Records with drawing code
***
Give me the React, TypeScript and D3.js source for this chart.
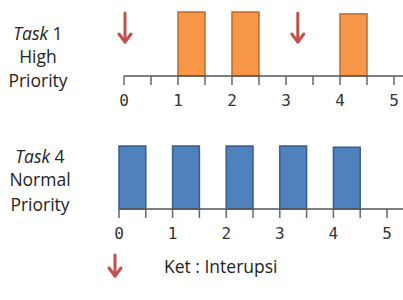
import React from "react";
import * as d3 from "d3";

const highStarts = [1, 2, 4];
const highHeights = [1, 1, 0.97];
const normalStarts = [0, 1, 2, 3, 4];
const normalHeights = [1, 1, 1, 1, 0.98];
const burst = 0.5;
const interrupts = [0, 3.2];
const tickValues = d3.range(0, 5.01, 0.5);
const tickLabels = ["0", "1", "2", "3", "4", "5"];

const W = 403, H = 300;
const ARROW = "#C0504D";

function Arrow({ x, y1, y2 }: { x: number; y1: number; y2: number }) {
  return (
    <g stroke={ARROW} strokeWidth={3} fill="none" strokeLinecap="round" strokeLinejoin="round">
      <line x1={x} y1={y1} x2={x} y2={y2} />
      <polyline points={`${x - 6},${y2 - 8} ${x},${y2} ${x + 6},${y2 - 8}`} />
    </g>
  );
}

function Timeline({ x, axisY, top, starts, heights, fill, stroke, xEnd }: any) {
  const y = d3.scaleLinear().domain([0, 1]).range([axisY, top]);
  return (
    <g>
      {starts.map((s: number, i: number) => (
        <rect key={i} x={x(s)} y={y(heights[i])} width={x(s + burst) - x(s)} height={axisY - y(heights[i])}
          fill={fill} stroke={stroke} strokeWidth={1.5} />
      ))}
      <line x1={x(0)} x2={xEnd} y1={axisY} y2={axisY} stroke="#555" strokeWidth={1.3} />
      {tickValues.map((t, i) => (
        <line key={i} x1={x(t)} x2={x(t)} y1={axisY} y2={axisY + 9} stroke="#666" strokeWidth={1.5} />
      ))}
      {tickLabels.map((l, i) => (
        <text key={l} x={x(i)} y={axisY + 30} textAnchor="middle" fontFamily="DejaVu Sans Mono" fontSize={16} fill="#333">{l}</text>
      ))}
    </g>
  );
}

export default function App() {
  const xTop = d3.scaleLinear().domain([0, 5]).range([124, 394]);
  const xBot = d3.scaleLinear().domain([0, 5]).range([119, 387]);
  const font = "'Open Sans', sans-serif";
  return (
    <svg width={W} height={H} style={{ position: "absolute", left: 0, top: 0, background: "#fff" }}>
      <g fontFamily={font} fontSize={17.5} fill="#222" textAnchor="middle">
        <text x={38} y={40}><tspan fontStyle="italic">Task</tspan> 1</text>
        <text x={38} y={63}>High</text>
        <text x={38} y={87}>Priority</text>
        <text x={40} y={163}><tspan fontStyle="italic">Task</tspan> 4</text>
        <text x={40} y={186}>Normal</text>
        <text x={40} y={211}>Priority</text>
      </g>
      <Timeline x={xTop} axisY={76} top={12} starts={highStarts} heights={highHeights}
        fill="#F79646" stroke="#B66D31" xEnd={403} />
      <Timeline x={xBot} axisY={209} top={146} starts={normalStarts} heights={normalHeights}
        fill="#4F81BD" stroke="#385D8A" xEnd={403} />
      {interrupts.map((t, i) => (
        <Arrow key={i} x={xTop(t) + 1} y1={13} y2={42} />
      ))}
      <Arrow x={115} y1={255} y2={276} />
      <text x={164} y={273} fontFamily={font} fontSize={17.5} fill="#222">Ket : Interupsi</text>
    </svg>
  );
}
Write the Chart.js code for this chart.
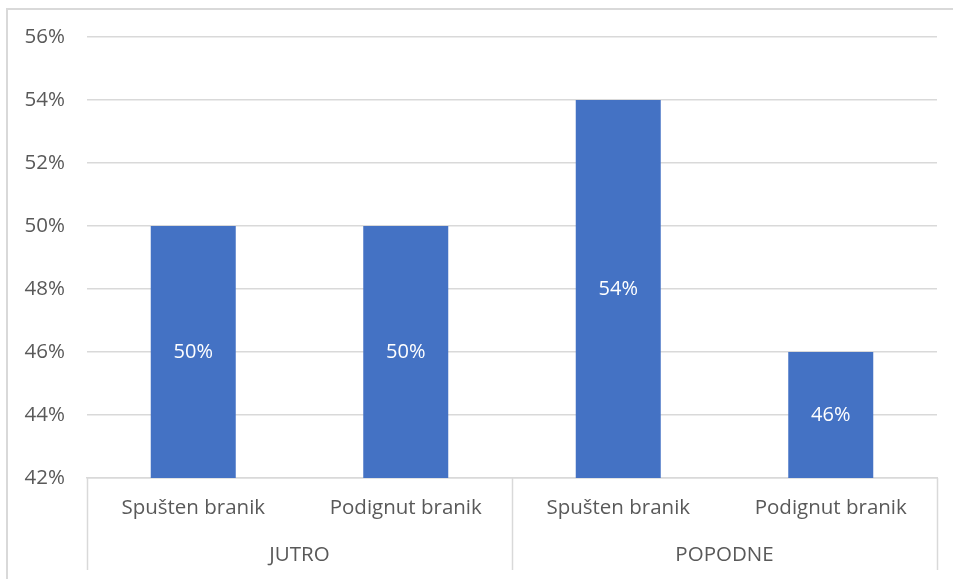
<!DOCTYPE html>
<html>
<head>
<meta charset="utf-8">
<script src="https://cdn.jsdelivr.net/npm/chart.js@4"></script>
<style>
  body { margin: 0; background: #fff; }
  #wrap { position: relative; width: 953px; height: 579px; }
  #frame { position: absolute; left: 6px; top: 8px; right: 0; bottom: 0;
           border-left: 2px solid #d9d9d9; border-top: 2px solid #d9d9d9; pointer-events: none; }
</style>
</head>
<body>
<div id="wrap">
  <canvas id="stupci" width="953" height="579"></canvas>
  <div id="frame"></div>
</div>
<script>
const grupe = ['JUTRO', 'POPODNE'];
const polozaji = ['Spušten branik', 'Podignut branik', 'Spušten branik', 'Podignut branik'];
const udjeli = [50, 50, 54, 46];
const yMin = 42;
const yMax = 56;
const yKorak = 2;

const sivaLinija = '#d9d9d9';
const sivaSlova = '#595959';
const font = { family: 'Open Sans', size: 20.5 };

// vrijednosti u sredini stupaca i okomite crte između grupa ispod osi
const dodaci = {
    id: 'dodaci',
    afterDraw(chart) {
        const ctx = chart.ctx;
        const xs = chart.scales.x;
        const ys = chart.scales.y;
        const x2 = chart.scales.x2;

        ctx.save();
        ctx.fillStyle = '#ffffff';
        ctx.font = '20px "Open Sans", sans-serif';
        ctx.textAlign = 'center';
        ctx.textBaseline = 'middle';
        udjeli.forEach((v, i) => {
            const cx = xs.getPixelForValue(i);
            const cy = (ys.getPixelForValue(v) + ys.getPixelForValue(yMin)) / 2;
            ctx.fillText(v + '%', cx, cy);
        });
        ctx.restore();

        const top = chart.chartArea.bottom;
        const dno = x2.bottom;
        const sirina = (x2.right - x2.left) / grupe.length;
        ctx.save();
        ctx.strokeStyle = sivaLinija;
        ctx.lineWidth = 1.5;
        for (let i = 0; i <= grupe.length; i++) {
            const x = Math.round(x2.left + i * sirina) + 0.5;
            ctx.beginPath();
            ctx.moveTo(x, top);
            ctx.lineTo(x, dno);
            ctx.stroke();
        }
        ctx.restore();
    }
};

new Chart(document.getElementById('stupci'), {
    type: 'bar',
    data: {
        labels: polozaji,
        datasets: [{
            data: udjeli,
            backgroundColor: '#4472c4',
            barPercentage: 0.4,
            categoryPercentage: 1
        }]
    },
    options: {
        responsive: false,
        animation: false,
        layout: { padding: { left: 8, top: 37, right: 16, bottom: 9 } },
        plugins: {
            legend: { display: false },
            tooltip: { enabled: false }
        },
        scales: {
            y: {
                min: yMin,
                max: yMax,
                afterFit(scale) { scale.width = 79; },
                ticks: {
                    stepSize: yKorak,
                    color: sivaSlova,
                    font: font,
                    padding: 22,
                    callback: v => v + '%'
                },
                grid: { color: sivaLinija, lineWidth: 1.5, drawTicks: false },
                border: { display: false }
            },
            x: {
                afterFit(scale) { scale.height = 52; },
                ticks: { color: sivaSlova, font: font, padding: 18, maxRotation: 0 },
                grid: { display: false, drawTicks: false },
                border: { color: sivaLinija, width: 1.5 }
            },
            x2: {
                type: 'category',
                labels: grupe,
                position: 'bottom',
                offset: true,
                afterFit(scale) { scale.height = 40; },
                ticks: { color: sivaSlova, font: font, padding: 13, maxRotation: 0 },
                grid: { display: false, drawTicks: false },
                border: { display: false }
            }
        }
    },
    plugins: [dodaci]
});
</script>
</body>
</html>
***
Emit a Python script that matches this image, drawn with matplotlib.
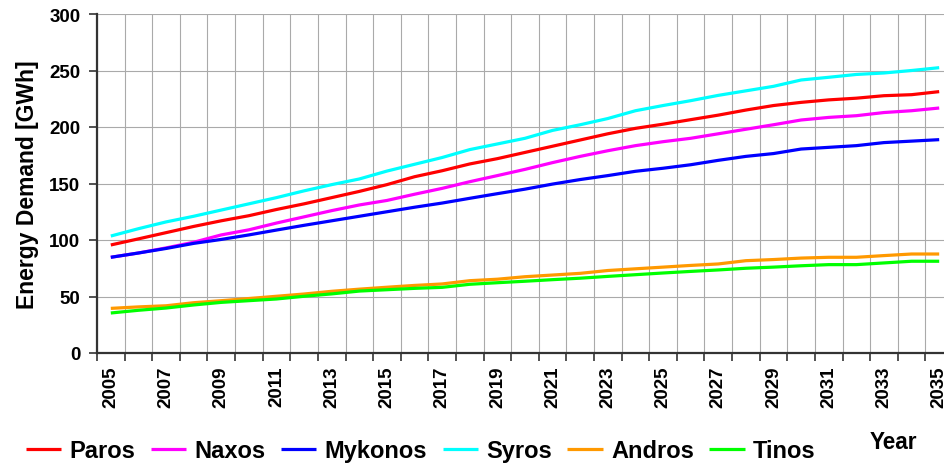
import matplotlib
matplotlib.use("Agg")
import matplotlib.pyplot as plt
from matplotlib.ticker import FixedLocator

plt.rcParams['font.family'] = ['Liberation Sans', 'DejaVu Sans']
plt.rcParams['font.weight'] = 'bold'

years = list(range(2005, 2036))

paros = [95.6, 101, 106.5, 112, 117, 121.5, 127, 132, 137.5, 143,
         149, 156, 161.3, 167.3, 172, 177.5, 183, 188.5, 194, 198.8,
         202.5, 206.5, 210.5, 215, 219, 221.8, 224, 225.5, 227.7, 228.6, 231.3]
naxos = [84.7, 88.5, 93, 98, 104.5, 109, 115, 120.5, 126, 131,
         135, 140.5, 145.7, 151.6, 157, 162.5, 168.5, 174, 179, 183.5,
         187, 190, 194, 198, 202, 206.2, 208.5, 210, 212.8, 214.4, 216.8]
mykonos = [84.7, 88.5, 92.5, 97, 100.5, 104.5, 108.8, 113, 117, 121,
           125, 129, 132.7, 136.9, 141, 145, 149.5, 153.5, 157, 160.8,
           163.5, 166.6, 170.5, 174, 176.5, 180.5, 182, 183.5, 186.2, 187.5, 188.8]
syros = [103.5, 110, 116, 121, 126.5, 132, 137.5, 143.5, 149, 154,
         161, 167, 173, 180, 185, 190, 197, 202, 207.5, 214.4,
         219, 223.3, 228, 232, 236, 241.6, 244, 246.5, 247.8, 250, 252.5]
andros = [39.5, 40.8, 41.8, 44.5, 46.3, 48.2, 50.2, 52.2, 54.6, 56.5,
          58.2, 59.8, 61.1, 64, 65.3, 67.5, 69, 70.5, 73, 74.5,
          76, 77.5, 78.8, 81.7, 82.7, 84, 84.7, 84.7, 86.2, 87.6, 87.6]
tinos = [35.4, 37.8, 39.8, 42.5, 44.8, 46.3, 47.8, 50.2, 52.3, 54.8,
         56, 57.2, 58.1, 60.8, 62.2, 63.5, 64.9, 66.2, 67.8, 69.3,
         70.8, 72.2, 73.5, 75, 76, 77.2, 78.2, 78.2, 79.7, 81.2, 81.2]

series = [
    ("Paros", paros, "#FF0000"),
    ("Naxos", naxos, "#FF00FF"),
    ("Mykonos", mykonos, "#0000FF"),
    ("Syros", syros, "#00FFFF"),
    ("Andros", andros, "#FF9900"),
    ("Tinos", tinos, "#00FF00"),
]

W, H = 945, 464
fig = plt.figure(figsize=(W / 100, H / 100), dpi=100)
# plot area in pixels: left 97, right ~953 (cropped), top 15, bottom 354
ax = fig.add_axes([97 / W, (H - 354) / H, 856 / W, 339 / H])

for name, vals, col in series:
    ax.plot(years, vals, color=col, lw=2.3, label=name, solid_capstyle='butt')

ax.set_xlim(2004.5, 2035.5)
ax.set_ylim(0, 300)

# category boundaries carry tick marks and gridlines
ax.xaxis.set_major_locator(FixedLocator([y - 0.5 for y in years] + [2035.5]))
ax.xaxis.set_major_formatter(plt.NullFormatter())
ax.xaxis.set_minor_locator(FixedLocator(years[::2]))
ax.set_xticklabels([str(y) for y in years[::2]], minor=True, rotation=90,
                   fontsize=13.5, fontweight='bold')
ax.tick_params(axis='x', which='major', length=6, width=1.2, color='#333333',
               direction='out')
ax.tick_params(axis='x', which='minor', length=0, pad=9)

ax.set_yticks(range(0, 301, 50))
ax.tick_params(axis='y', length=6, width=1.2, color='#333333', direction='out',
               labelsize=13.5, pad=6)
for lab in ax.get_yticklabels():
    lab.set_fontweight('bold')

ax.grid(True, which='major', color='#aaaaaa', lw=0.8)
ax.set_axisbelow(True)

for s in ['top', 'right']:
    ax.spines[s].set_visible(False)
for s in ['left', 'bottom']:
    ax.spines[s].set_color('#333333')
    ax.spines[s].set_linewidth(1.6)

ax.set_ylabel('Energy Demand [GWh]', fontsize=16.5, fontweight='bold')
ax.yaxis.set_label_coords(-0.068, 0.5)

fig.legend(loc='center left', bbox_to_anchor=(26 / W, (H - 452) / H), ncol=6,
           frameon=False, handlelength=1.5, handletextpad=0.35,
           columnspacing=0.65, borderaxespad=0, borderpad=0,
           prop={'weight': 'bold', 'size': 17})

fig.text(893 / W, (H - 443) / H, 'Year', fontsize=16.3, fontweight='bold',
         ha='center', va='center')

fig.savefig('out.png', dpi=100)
***
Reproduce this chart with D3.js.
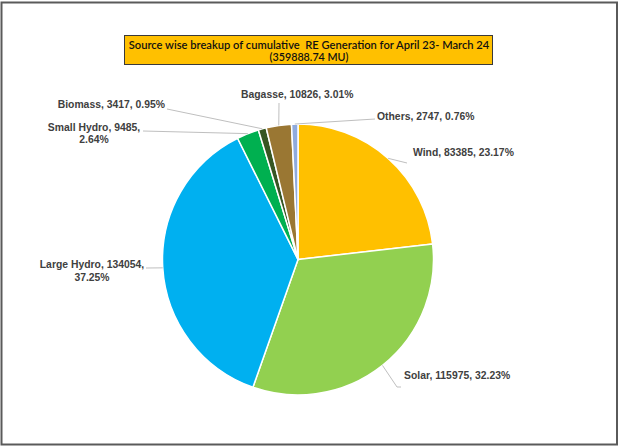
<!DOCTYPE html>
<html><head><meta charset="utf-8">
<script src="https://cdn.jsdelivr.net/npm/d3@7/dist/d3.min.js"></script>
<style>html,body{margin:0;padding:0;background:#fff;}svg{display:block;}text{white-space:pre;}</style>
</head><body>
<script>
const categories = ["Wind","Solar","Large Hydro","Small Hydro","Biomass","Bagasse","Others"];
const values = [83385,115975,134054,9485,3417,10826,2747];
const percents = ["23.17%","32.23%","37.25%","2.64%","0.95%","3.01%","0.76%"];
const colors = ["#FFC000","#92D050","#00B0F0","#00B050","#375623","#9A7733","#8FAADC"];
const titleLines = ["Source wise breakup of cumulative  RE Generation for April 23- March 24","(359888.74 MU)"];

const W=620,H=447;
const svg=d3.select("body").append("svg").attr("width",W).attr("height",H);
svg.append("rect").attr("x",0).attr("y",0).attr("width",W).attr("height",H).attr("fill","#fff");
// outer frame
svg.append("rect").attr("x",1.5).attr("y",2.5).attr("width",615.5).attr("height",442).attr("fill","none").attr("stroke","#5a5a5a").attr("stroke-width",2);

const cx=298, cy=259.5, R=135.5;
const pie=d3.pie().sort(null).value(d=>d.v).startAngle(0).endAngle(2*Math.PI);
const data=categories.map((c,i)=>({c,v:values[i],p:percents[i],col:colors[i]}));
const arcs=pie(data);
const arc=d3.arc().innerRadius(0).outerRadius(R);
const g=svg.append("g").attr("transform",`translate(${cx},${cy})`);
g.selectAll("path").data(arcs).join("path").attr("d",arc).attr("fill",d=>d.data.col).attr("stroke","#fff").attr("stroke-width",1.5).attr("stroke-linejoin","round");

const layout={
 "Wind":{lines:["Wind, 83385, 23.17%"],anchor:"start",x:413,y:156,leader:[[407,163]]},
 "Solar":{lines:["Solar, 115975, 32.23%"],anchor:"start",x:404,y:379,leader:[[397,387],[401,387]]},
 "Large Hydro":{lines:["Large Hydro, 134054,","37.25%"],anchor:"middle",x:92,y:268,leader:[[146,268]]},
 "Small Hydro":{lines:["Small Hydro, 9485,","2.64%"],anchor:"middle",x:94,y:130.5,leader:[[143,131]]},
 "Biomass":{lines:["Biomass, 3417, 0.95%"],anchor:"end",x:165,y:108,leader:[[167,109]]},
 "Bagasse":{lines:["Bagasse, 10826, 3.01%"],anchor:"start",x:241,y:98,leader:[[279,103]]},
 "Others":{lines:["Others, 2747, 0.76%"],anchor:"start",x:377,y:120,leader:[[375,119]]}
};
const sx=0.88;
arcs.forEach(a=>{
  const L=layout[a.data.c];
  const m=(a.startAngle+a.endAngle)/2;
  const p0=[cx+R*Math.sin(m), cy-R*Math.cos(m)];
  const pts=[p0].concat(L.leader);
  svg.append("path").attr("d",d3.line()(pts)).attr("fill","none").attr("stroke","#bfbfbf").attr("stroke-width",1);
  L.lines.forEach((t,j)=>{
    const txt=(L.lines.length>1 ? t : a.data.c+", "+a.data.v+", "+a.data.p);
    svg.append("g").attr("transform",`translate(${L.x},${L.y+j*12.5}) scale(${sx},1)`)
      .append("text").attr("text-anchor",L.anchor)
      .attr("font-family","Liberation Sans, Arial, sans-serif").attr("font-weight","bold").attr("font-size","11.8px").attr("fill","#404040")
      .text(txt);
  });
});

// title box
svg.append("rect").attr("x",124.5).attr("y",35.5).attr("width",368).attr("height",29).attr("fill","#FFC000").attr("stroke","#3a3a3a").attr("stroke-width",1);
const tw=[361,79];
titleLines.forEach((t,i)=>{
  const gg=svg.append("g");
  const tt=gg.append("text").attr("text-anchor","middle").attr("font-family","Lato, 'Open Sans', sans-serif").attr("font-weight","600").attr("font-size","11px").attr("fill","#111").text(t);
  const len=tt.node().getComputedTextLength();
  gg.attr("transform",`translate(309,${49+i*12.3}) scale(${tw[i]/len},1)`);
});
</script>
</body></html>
***
## Instructions for the task
Do not include pictures. Give again exactly the lines starting at the one with "Give me the" and ending at the one with "import * as", both included.

## Full response
Give me the React, TypeScript and D3.js source for this chart.
import React from "react";
import * as d3 from "d3";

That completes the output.